Prospek & Langkah Ke Depan
-
Penyelesaian institusional segera
Agar atlet tidak menjadi korban konflik, penyelesaian organisasi tinju harus dilakukan dalam waktu dekat agar ada kepastian struktur pembinaan. -
Merger atau integrasi
Pertina dan Perbati perlu duduk bersama untuk merumuskan jalan penyatuan. Jika memungkinkan, satu struktur organisasi tinju nasional yang diakui oleh federasi dunia, dengan representasi daerah yang memadai. -
Penyesuaian regulasi olahraga nasional
Pemerintah dan Kemenpora perlu meninjau regulasi pengakuan organisasi olahraga untuk menghindari konflik semacam ini di masa depan. -
Pemenuhan standar internasional
Organisasi tinju nasional yang sah harus memastikan kepatuhan terhadap standar anti doping, regulasi kompetisi, transparansi finansial, manajemen atlet, dan hubungan internasional. -
Pendalaman di daerah
Federasi nasional harus memperkuat struktur organisasi di provinsi, kabupaten, dan kota agar pembinaan atlet di grassroots merata dan solid. -
Pengawasan & akuntabilitas
Organisasi yang sah harus dibuka akses akuntabilitas kepada publik dan stakeholder agar kecurigaan konflik kepentingan dapat diminimalkan.
Kesimpulan
Meskipun di permukaan terdapat dualisme organisasi tinju amatir di Indonesia — yaitu eksistensi Pertina dan Perbati — dari perspektif pengakuan internasional hanya Perbati yang memiliki legitimasi sebagai induk organisasi tinju amatir nasional untuk ajang olahraga prestasi. KOI secara tegas menyatakan tidak ada dualisme dalam konteks pengakuan internasional olahraga.

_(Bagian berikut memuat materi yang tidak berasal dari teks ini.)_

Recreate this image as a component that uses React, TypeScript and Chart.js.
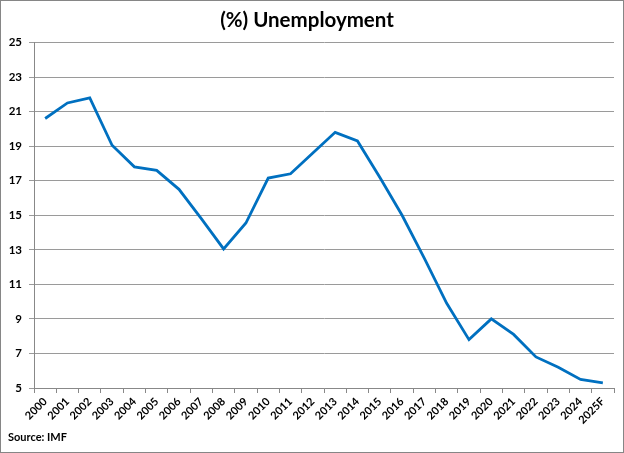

Konflik ini tetap nyata dalam ranah nasional karena KONI mengakui Pertina, organisasi lokal yang memiliki basis di daerah dan akar rumput.
Agar tinju Indonesia bisa maju dan atlet tidak dirugikan, dibutuhkan upaya konsolidasi, rekonsiliasi organisasi, intervensi regulasi, dan komitmen semua pihak agar hanya satu badan dengan legitimasi internasional berperan. Hanya dengan struktur tunggal yang sah dan berfungsi optimal maka pembinaan, prestasi, dan kepercayaan dalam dunia tinju Indonesia dapat pulih dan berkembang ke level global.